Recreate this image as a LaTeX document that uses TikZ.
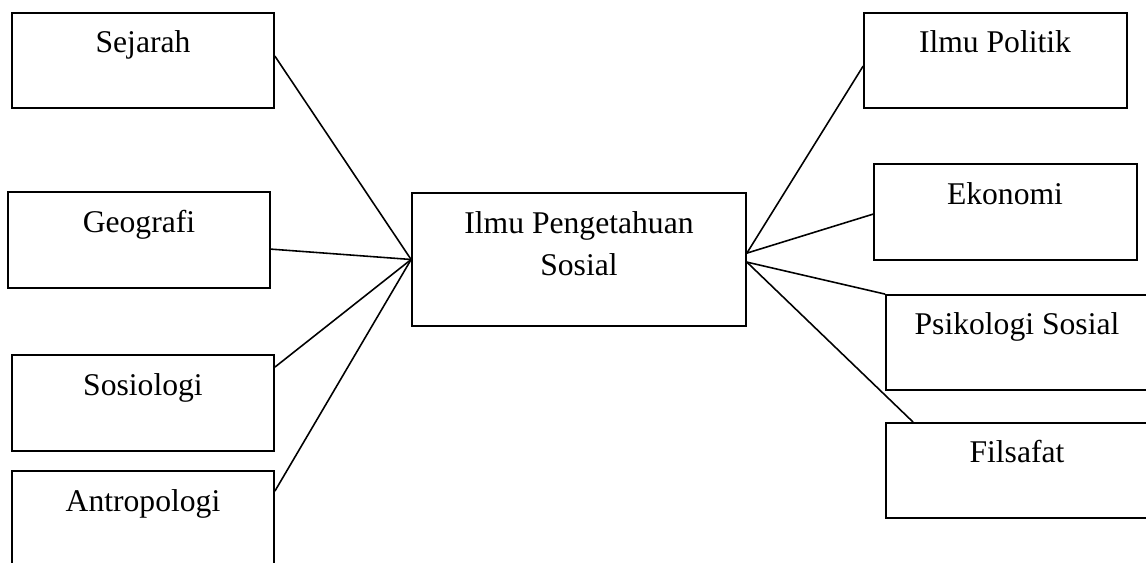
\documentclass[tikz,border=0pt]{standalone}
\usepackage{fontspec}
\setmainfont{Liberation Serif}
\usetikzlibrary{fit,calc}
\begin{document}
\begin{tikzpicture}[x=0.02cm,y=-0.02cm,
  box/.style={draw,line width=1pt,rectangle,inner sep=0pt},
  lbl/.style={anchor=base,inner sep=0pt,font=\fontsize{18}{24.4}\selectfont,align=center},
  link/.style={line width=0.9pt}]
\clip[use as bounding box] (0,0) rectangle (1146,563);
\fill[white] (0,0) rectangle (1146,563);

% central box (two-line label: base anchor sits on the last line)
\node[box,fit={(412,193)(746,326)}] (ips) {};
\node[lbl] (ipsT) at (579,276) {Ilmu Pengetahuan\\Sosial};

% left-hand boxes
\node[box,fit={(12,13)(274,108)}] (sej) {};
\node[lbl] (sejT) at (143,53) {Sejarah};
\node[box,fit={(8,192)(270,288)}] (geo) {};
\node[lbl] (geoT) at (139,233) {Geografi};
\node[box,fit={(12,355)(274,451)}] (sos) {};
\node[lbl] (sosT) at (143,396) {Sosiologi};
\node[box,fit={(12,471)(274,600)}] (ant) {};
\node[lbl] (antT) at (143,512) {Antropologi};

% right-hand boxes
\node[box,fit={(864,13)(1127,108)}] (pol) {};
\node[lbl] (polT) at (995,53) {Ilmu Politik};
\node[box,fit={(874,164)(1137,260)}] (eko) {};
\node[lbl] (ekoT) at (1005,205) {Ekonomi};
\node[box,fit={(886,295)(1160,390)}] (psi) {};
\node[lbl] (psiT) at (1017,335) {Psikologi Sosial};
\node[box,fit={(886,423)(1160,518)}] (fil) {};
\node[lbl] (filT) at (1017,463) {Filsafat};

% meeting points on the central box
\coordinate (L) at (ips.west);
\coordinate (R1) at ($(ips.north east)+(0,61)$);
\coordinate (R2) at ($(ips.north east)+(0,70)$);

% connectors
\draw[link] ($(sej.north east)+(0,44)$) -- (L);
\draw[link] ($(geo.north east)+(0,58)$) -- (L);
\draw[link] ($(sos.north east)+(0,13)$) -- (L);
\draw[link] ($(ant.north east)+(0,21)$) -- (L);
\draw[link] (R1) -- ($(pol.north west)+(0,54)$);
\draw[link] (R1) -- ($(eko.north west)+(0,51)$);
\draw[link] (R2) -- (psi.north west);
\draw[link] (R2) -- ($(fil.north west)+(28,0)$);
\end{tikzpicture}
\end{document}
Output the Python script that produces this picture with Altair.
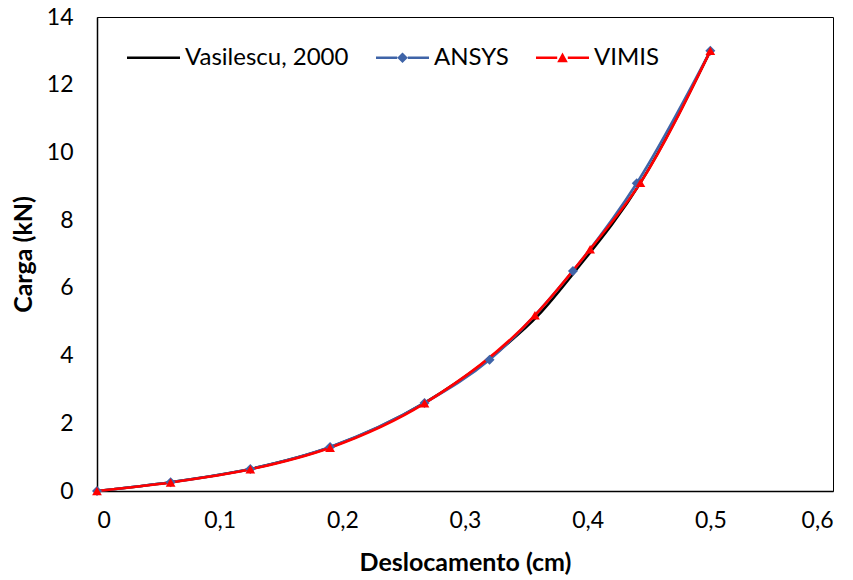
import altair as alt
import pandas as pd

# Data
vas_x = [0, 0.06, 0.125, 0.19, 0.267, 0.32, 0.36, 0.39, 0.443, 0.5]
vas_y = [0, 0.26, 0.65, 1.29, 2.6, 3.92, 5.2, 6.5, 9.1, 13.0]

ansys_x = [0, 0.06, 0.125, 0.19, 0.267, 0.32, 0.388, 0.44, 0.5]
ansys_y = [0, 0.26, 0.65, 1.3, 2.6, 3.88, 6.5, 9.09, 13.0]

vimis_x = [0, 0.06, 0.125, 0.19, 0.267, 0.357, 0.402, 0.443, 0.5]
vimis_y = [0, 0.25, 0.64, 1.28, 2.59, 5.19, 7.14, 9.1, 13.0]

series_names = ["Vasilescu, 2000", "ANSYS", "VIMIS"]
series_colors = ["#000000", "#3F64A8", "#FF0000"]
x_ticks = [0, 0.1, 0.2, 0.3, 0.4, 0.5, 0.6]
y_ticks = [0, 2, 4, 6, 8, 10, 12, 14]

def frame(name, xs, ys):
    return pd.DataFrame({"x": xs, "y": ys, "series": name})

df = pd.concat([
    frame(series_names[0], vas_x, vas_y),
    frame(series_names[1], ansys_x, ansys_y),
    frame(series_names[2], vimis_x, vimis_y),
], ignore_index=True)

color_scale = alt.Scale(domain=series_names, range=series_colors)

# legend symbols: line segment (thin filled bar) with marker in the middle
legend_paths = [
    "M-1,-0.045H1V0.045H-1Z",
    "M-1,-0.045H-0.2V0.045H-1Z M0.2,-0.045H1V0.045H0.2Z M0,-0.2L0.2,0L0,0.2L-0.2,0Z",
    "M-1,-0.045H-0.2V0.045H-1Z M0.2,-0.045H1V0.045H0.2Z M0,-0.2L0.2,0.17L-0.2,0.17Z",
]

X = alt.X("x:Q", scale=alt.Scale(domain=[0, 0.6], nice=False),
          axis=alt.Axis(values=x_ticks, title="Deslocamento (cm)",
                        labelExpr="datum.value == 0 ? '0' : replace(format(datum.value, '.1f'), '.', ',')"))
Y = alt.Y("y:Q", scale=alt.Scale(domain=[0, 14], nice=False),
          axis=alt.Axis(values=y_ticks, title="Carga (kN)"))

base = alt.Chart(df)

legend_layer = base.mark_point(filled=True, size=0, strokeWidth=0, opacity=1).encode(
    x=X, y=Y,
    color=alt.Color("series:N", scale=color_scale,
                    legend=alt.Legend(title=None, orient="none", direction="horizontal",
                                      legendX=30, legendY=14, symbolSize=2809,
                                      symbolOpacity=1, symbolStrokeWidth=0,
                                      labelFont="Lato", labelFontSize=24,
                                      labelColor="#000", columnPadding=27,
                                      labelOffset=5, labelLimit=400)),
    shape=alt.Shape("series:N", scale=alt.Scale(domain=series_names, range=legend_paths)),
)

lines = base.mark_line(strokeWidth=2.6, interpolate="monotone").encode(
    x=X, y=Y,
    color=alt.Color("series:N", scale=color_scale, legend=None),
    detail="series:N",
    order=alt.Order("x:Q"),
)

ansys_pts = base.transform_filter(alt.datum.series == "ANSYS").mark_point(
    shape="diamond", filled=True, size=100, opacity=1).encode(
    x=X, y=Y, color=alt.Color("series:N", scale=color_scale, legend=None))

vimis_pts = base.transform_filter(alt.datum.series == "VIMIS").mark_point(
    shape="triangle-up", filled=True, size=95, opacity=1).encode(
    x=X, y=Y, color=alt.Color("series:N", scale=color_scale, legend=None))

chart = alt.layer(legend_layer, lines, ansys_pts, vimis_pts).properties(
    width=736, height=474,
    autosize=alt.AutoSizeParams(type="none"),
    padding={"left": 97, "top": 17, "right": 20, "bottom": 89},
).configure_view(
    stroke="#000", strokeWidth=1
).configure_axis(
    grid=False, ticks=False, domainColor="#000", domainWidth=1.5,
    labelFont="Lato", labelFontSize=23, labelColor="#000",
    titleFont="Lato", titleFontSize=25, titleFontWeight="bold", titleColor="#000",
).configure_axisX(
    labelPadding=18, titlePadding=18
).configure_axisY(
    labelPadding=24, titlePadding=10
)

chart.save("out.html", embed_options={"renderer": "svg", "actions": False})
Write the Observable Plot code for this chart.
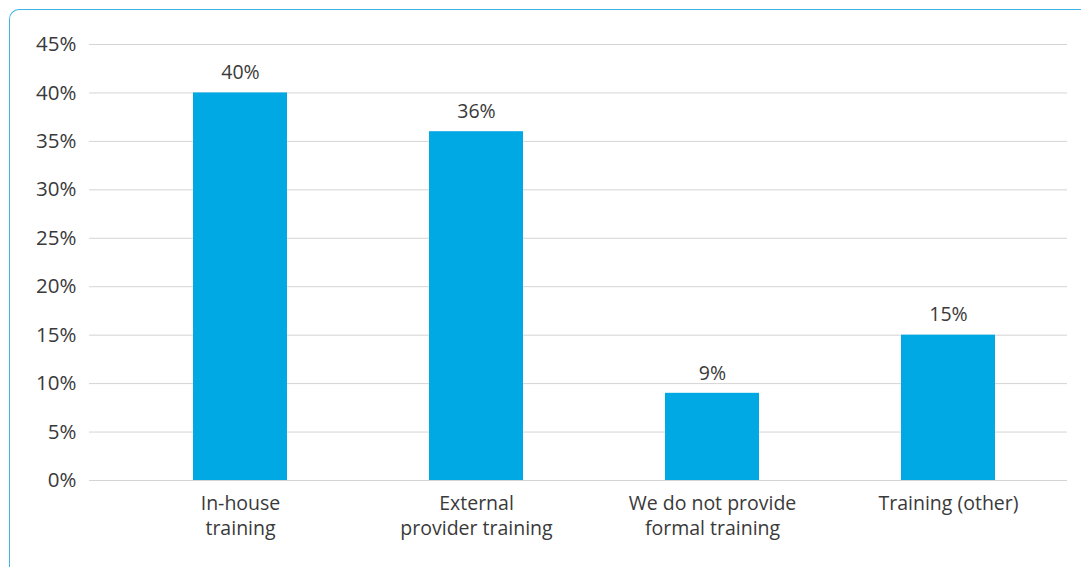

* * *

◆ EXERCISE AIM: Return the records exactly. Don't carry the pictures over.

◆ OUTPUT OF THE TASK:
Recreate this image as a LaTeX document that uses TikZ.
\documentclass[tikz,border=0pt]{standalone}
\usepackage{fontspec}
\setmainfont{Liberation Serif}
\usetikzlibrary{fit,calc}
\begin{document}
\begin{tikzpicture}[x=0.02cm,y=-0.02cm,
  box/.style={draw,line width=1pt,rectangle,inner sep=0pt},
  lbl/.style={anchor=base,inner sep=0pt,font=\fontsize{18}{24.4}\selectfont,align=center},
  link/.style={line width=0.9pt}]
\clip[use as bounding box] (0,0) rectangle (1146,563);
\fill[white] (0,0) rectangle (1146,563);

% central box (two-line label: base anchor sits on the last line)
\node[box,fit={(412,193)(746,326)}] (ips) {};
\node[lbl] (ipsT) at (579,276) {Ilmu Pengetahuan\\Sosial};

% left-hand boxes
\node[box,fit={(12,13)(274,108)}] (sej) {};
\node[lbl] (sejT) at (143,53) {Sejarah};
\node[box,fit={(8,192)(270,288)}] (geo) {};
\node[lbl] (geoT) at (139,233) {Geografi};
\node[box,fit={(12,355)(274,451)}] (sos) {};
\node[lbl] (sosT) at (143,396) {Sosiologi};
\node[box,fit={(12,471)(274,600)}] (ant) {};
\node[lbl] (antT) at (143,512) {Antropologi};

% right-hand boxes
\node[box,fit={(864,13)(1127,108)}] (pol) {};
\node[lbl] (polT) at (995,53) {Ilmu Politik};
\node[box,fit={(874,164)(1137,260)}] (eko) {};
\node[lbl] (ekoT) at (1005,205) {Ekonomi};
\node[box,fit={(886,295)(1160,390)}] (psi) {};
\node[lbl] (psiT) at (1017,335) {Psikologi Sosial};
\node[box,fit={(886,423)(1160,518)}] (fil) {};
\node[lbl] (filT) at (1017,463) {Filsafat};

% meeting points on the central box
\coordinate (L) at (ips.west);
\coordinate (R1) at ($(ips.north east)+(0,61)$);
\coordinate (R2) at ($(ips.north east)+(0,70)$);

% connectors
\draw[link] ($(sej.north east)+(0,44)$) -- (L);
\draw[link] ($(geo.north east)+(0,58)$) -- (L);
\draw[link] ($(sos.north east)+(0,13)$) -- (L);
\draw[link] ($(ant.north east)+(0,21)$) -- (L);
\draw[link] (R1) -- ($(pol.north west)+(0,54)$);
\draw[link] (R1) -- ($(eko.north west)+(0,51)$);
\draw[link] (R2) -- (psi.north west);
\draw[link] (R2) -- ($(fil.north west)+(28,0)$);
\end{tikzpicture}
\end{document}
Output the Python script that produces this picture with Altair.
import altair as alt
import pandas as pd

# Data
vas_x = [0, 0.06, 0.125, 0.19, 0.267, 0.32, 0.36, 0.39, 0.443, 0.5]
vas_y = [0, 0.26, 0.65, 1.29, 2.6, 3.92, 5.2, 6.5, 9.1, 13.0]

ansys_x = [0, 0.06, 0.125, 0.19, 0.267, 0.32, 0.388, 0.44, 0.5]
ansys_y = [0, 0.26, 0.65, 1.3, 2.6, 3.88, 6.5, 9.09, 13.0]

vimis_x = [0, 0.06, 0.125, 0.19, 0.267, 0.357, 0.402, 0.443, 0.5]
vimis_y = [0, 0.25, 0.64, 1.28, 2.59, 5.19, 7.14, 9.1, 13.0]

series_names = ["Vasilescu, 2000", "ANSYS", "VIMIS"]
series_colors = ["#000000", "#3F64A8", "#FF0000"]
x_ticks = [0, 0.1, 0.2, 0.3, 0.4, 0.5, 0.6]
y_ticks = [0, 2, 4, 6, 8, 10, 12, 14]

def frame(name, xs, ys):
    return pd.DataFrame({"x": xs, "y": ys, "series": name})

df = pd.concat([
    frame(series_names[0], vas_x, vas_y),
    frame(series_names[1], ansys_x, ansys_y),
    frame(series_names[2], vimis_x, vimis_y),
], ignore_index=True)

color_scale = alt.Scale(domain=series_names, range=series_colors)

# legend symbols: line segment (thin filled bar) with marker in the middle
legend_paths = [
    "M-1,-0.045H1V0.045H-1Z",
    "M-1,-0.045H-0.2V0.045H-1Z M0.2,-0.045H1V0.045H0.2Z M0,-0.2L0.2,0L0,0.2L-0.2,0Z",
    "M-1,-0.045H-0.2V0.045H-1Z M0.2,-0.045H1V0.045H0.2Z M0,-0.2L0.2,0.17L-0.2,0.17Z",
]

X = alt.X("x:Q", scale=alt.Scale(domain=[0, 0.6], nice=False),
          axis=alt.Axis(values=x_ticks, title="Deslocamento (cm)",
                        labelExpr="datum.value == 0 ? '0' : replace(format(datum.value, '.1f'), '.', ',')"))
Y = alt.Y("y:Q", scale=alt.Scale(domain=[0, 14], nice=False),
          axis=alt.Axis(values=y_ticks, title="Carga (kN)"))

base = alt.Chart(df)

legend_layer = base.mark_point(filled=True, size=0, strokeWidth=0, opacity=1).encode(
    x=X, y=Y,
    color=alt.Color("series:N", scale=color_scale,
                    legend=alt.Legend(title=None, orient="none", direction="horizontal",
                                      legendX=30, legendY=14, symbolSize=2809,
                                      symbolOpacity=1, symbolStrokeWidth=0,
                                      labelFont="Lato", labelFontSize=24,
                                      labelColor="#000", columnPadding=27,
                                      labelOffset=5, labelLimit=400)),
    shape=alt.Shape("series:N", scale=alt.Scale(domain=series_names, range=legend_paths)),
)

lines = base.mark_line(strokeWidth=2.6, interpolate="monotone").encode(
    x=X, y=Y,
    color=alt.Color("series:N", scale=color_scale, legend=None),
    detail="series:N",
    order=alt.Order("x:Q"),
)

ansys_pts = base.transform_filter(alt.datum.series == "ANSYS").mark_point(
    shape="diamond", filled=True, size=100, opacity=1).encode(
    x=X, y=Y, color=alt.Color("series:N", scale=color_scale, legend=None))

vimis_pts = base.transform_filter(alt.datum.series == "VIMIS").mark_point(
    shape="triangle-up", filled=True, size=95, opacity=1).encode(
    x=X, y=Y, color=alt.Color("series:N", scale=color_scale, legend=None))

chart = alt.layer(legend_layer, lines, ansys_pts, vimis_pts).properties(
    width=736, height=474,
    autosize=alt.AutoSizeParams(type="none"),
    padding={"left": 97, "top": 17, "right": 20, "bottom": 89},
).configure_view(
    stroke="#000", strokeWidth=1
).configure_axis(
    grid=False, ticks=False, domainColor="#000", domainWidth=1.5,
    labelFont="Lato", labelFontSize=23, labelColor="#000",
    titleFont="Lato", titleFontSize=25, titleFontWeight="bold", titleColor="#000",
).configure_axisX(
    labelPadding=18, titlePadding=18
).configure_axisY(
    labelPadding=24, titlePadding=10
)

chart.save("out.html", embed_options={"renderer": "svg", "actions": False})
Write the Observable Plot code for this chart.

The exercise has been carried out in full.